The Carter Blog
Carter ARTicles
Road to Japan: The life and art of Bertha Lum
Dec 18, 2024
While scrolling through the Carter’s collection, I came across Bertha Lum’s Road to the Forest and was mesmerized by the quiet nature of the composition, the ambiguity of place yet a sense of safety and familiarity emanating from the warmth of the buildings. As this is the only artwork by Lum in our collection, it drew me to research her other works and her life.
Faded from the public eye over the decades, Lum’s work and her importance in promoting Japanese and Chinese woodblock printing outside of Asia is worthy of celebration and admiration. Her playful and enchanting prints seamlessly combine traditional Japanese techniques and Art Nouveau aesthetics, showcasing her passion and command of the art form.

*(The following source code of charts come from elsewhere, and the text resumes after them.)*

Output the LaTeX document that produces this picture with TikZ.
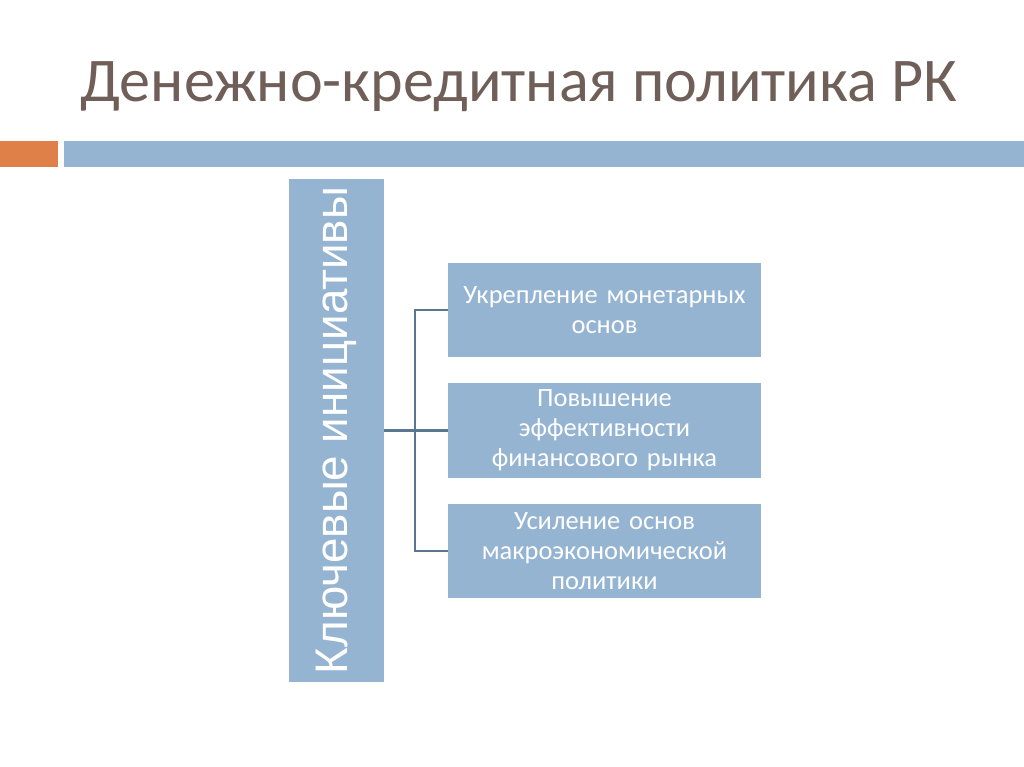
\documentclass[tikz,border=0pt]{standalone}
\usepackage{fontspec}
\setmainfont{Carlito}
\newfontfamily\keyfont{Liberation Sans}
\usetikzlibrary{positioning}
\definecolor{titlebrown}{RGB}{112,95,88}
\definecolor{paleblue}{RGB}{148,180,210}
\definecolor{barorange}{RGB}{222,128,72}
\definecolor{linkgray}{RGB}{90,118,144}
\tikzset{
  initbox/.style={fill=paleblue, text=white, align=center, inner sep=0pt,
    minimum width=222.6pt, minimum height=66.9pt, text width=215pt,
    font=\fontsize{18.8}{21.3}\selectfont},
  link/.style={draw=linkgray, line width=1.5pt}
}
\begin{document}
\begin{tikzpicture}[x=0.025cm, y=-0.025cm]
      \useasboundingbox (0,0) rectangle (1024,767);
      \node[anchor=base west, text=titlebrown, inner sep=0pt,
        font=\fontsize{44.2}{50}\selectfont] (title) at (80,102) {Денежно-кредитная политика РК};
      \fill[barorange] (0,141) rectangle (58,167);
      \fill[paleblue] (64,141) rectangle (1024,167);
      \node[fill=paleblue, text=white, inner sep=0pt, minimum width=66.9pt, minimum height=357.8pt,
        font=\keyfont\fontsize{32.5}{38}\selectfont] (key) at (336.5,430.5)
        {\rotatebox{90}{Ключевые инициативы}};
      \node[initbox] (b1) at (604.5,310) {Укрепление монетарных\\основ};
      \node[initbox] (b2) at (604.5,430.5) {Повышение\\эффективности\\финансового рынка};
      \node[initbox] (b3) at (604.5,551) {Усиление основ\\макроэкономической\\политики};
      \begin{scope}[link]
        \draw (key.east) to (b2.west);
        \draw (b1.west) -- ++(-33,0) |- (b3.west);
      \end{scope}
    \end{tikzpicture}
\end{document}
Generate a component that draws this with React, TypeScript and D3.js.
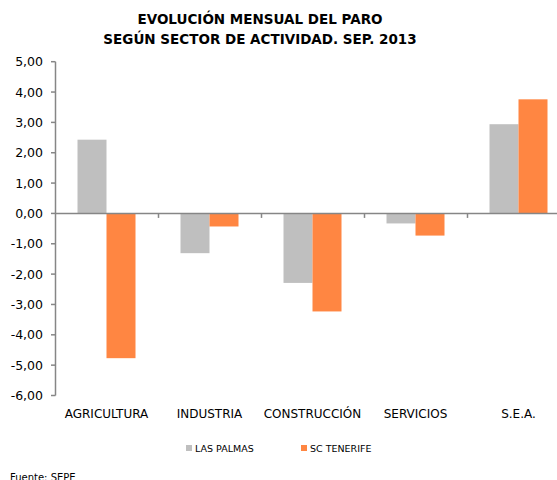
import { useEffect, useRef } from 'react'
import * as d3 from 'd3'

const categories = ['AGRICULTURA', 'INDUSTRIA', 'CONSTRUCCIÓN', 'SERVICIOS', 'S.E.A.']
const lasPalmas = [2.43, -1.31, -2.29, -0.33, 2.94]
const scTenerife = [-4.77, -0.43, -3.23, -0.73, 3.76]
const seriesNames = ['LAS PALMAS', 'SC TENERIFE']
const seriesColors = ['#BFBFBF', '#FF8642']
const yTicks = [5, 4, 3, 2, 1, 0, -1, -2, -3, -4, -5, -6]

export default function App() {
  const ref = useRef<SVGSVGElement>(null)

  useEffect(() => {
    const width = 557
    const svg = d3.select(ref.current)
    svg.selectAll('*').remove()

    const font = 'DejaVu Sans, Verdana, sans-serif'
    const axisColor = '#868686'

    const x = d3.scaleBand().domain(categories).range([55, 570])
    const y = d3.scaleLinear().domain([-6, 5]).range([395.5, 61.7])
    // bars take a bit more than half of each category slot
    const inner = d3.scaleBand().domain(seriesNames).range([22.5, x.bandwidth() - 22.5])

    // title
    const title = svg.append('text')
      .attr('text-anchor', 'middle')
      .attr('font-family', font).attr('font-weight', 'bold').attr('font-size', 13.5)
      .attr('fill', '#000')
    title.append('tspan').attr('x', 260).attr('y', 24).text('EVOLUCIÓN MENSUAL DEL PARO')
    title.append('tspan').attr('x', 260).attr('y', 44).text('SEGÚN SECTOR DE ACTIVIDAD. SEP. 2013')

    // bars
    const data = [lasPalmas, scTenerife]
    data.forEach((vals, si) => {
      svg.append('g').selectAll('rect')
        .data(vals)
        .enter()
        .append('rect')
        .attr('x', (d, i) => (x(categories[i]) as number) + (inner(seriesNames[si]) as number))
        .attr('width', inner.bandwidth())
        .attr('y', d => y(Math.max(0, d)))
        .attr('height', d => Math.abs(y(d) - y(0)))
        .attr('fill', seriesColors[si])
    })

    // y axis
    const yAxis = svg.append('g')
    yAxis.append('line')
      .attr('x1', 55.5).attr('x2', 55.5).attr('y1', y(5)).attr('y2', y(-6))
      .attr('stroke', axisColor).attr('stroke-width', 1.5)
    yAxis.selectAll('.tick')
      .data(yTicks)
      .enter()
      .append('line')
      .attr('x1', 51).attr('x2', 55.5)
      .attr('y1', d => y(d)).attr('y2', d => y(d))
      .attr('stroke', axisColor).attr('stroke-width', 1.5)
    yAxis.selectAll('text')
      .data(yTicks)
      .enter()
      .append('text')
      .attr('x', 43).attr('y', d => y(d) + 4.5)
      .attr('text-anchor', 'end')
      .attr('font-family', font).attr('font-size', 12.5).attr('fill', '#000')
      .text(d => d3.format('.2f')(d).replace('.', ',').replace('\u2212', '-'))

    // zero line
    svg.append('line')
      .attr('x1', 55).attr('x2', width).attr('y1', y(0)).attr('y2', y(0))
      .attr('stroke', axisColor).attr('stroke-width', 1.5)
    svg.append('g').selectAll('line')
      .data(categories.slice(1))
      .enter()
      .append('line')
      .attr('x1', d => (x(d) as number) + 0.5).attr('x2', d => (x(d) as number) + 0.5)
      .attr('y1', y(0)).attr('y2', y(0) + 4.5)
      .attr('stroke', axisColor).attr('stroke-width', 1.5)

    // category labels
    svg.append('g').selectAll('text')
      .data(categories)
      .enter()
      .append('text')
      .attr('x', d => (x(d) as number) + x.bandwidth() / 2)
      .attr('y', 418)
      .attr('text-anchor', 'middle')
      .attr('font-family', font).attr('font-size', 12).attr('fill', '#000')
      .text(d => d)

    // legend
    const legendX = [186, 301]
    seriesNames.forEach((name, i) => {
      svg.append('rect')
        .attr('x', legendX[i]).attr('y', 445).attr('width', 6).attr('height', 6)
        .attr('fill', seriesColors[i])
      svg.append('text')
        .attr('x', legendX[i] + 9).attr('y', 452)
        .attr('font-family', font).attr('font-size', 9.5).attr('fill', '#000')
        .text(name)
    })

    svg.append('text')
      .attr('x', 10).attr('y', 481)
      .attr('font-family', font).attr('font-size', 10).attr('fill', '#000')
      .text('Fuente: SEPE')
  }, [])

  return (
    <div style={{ position: 'absolute', left: 0, top: 0 }}>
      <svg ref={ref} width={557} height={480} style={{ display: 'block', background: '#fff' }} />
    </div>
  )
}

For me, Lum’s work provides an escape from the modern world, depicting lands as though steeped in mysticism filled with beauty and adventure, whether it be a group of children playing with kites on a windy day (Kites, 1913) , a benevolent ancient spirit (The Fox Woman, 1923) , or a calming walk on a forest road, shown in the Carter’s print Road to the Forest.
The beaming yellow light pours out from the cottages, glowing against the monochromatic blue hues of the night. In the distance stands a looming mountain hidden behind the towering forest trees. Lum imbues a sense of mystery and peace in the landscape scene.
This print exemplifies a fusion of Eastern and Western art forms, called Japonisme. The movement initiated in the 19th century as Japanese prints, screens, scrolls, and other visual culture began to flood European society when Japan’s Sakoku, or isolationist policy, ended in 1854 after 220 years. Collectors were able to get their hands on these art pieces to sell, and artists like James McNeill Whistler, Vincent van Gogh, Mary Cassatt, and Arthur Wesley Dow, who inspired Lum, were flooded with new inspiration for their own work. An important thing to note is that Japonisme connects to a larger history of exoticism and orientalism, looking at the East through lenses of stereotyping and othering rather than a true understanding of culture. But instead of imitating prints, using Japanese material culture as props, or utilizing generalized methods like flattened planes and decorative application of color, as many artists did, Lum decided to go to Japan first in 1903 and again in 1907 to learn from woodblock masters in Tokyo and Yokohama. Just one year later, Lum was named a master craftsman by the Society of Arts and Crafts in Boston. In 1912, she was the only foreigner to exhibit her works at the Tenth Annual Art Exhibition in Ueno Park in Tokyo, garnering attention for her unique blend of Eastern and Western styles among the more traditional Japanese pieces.
In the following decades, Lum traveled between the United States and Japan perfecting her technique and recruiting cutters and printers to work with her in Tokyo. Road to the Forest was completed on her trip to Japan between 1915 and 1916. Interestingly, Lum gave several alternate titles to this work, including Carmel Cottages, setting the print’s location in California, and Road to the Forest at Nikko, placing it in the mountains north of Tokyo. By manipulating the title, perhaps to appeal to Eastern versus Western collectors, Lum took advantage of a heavily commercialized sector of art and changed the marketing of the print depending on American sentiments toward Japan at a particular moment. Taking her devotion to woodblock printing even further, she moved to China in 1922 to learn Chinese woodblock methods, her last ever print appearing in The Peking Chronicle in 1937.
Being a delicate work on paper sensitive to light, Road to the Forest isn’t in the galleries very often, but what a treat to learn that this gem of the early 1900s is in the Carter collection.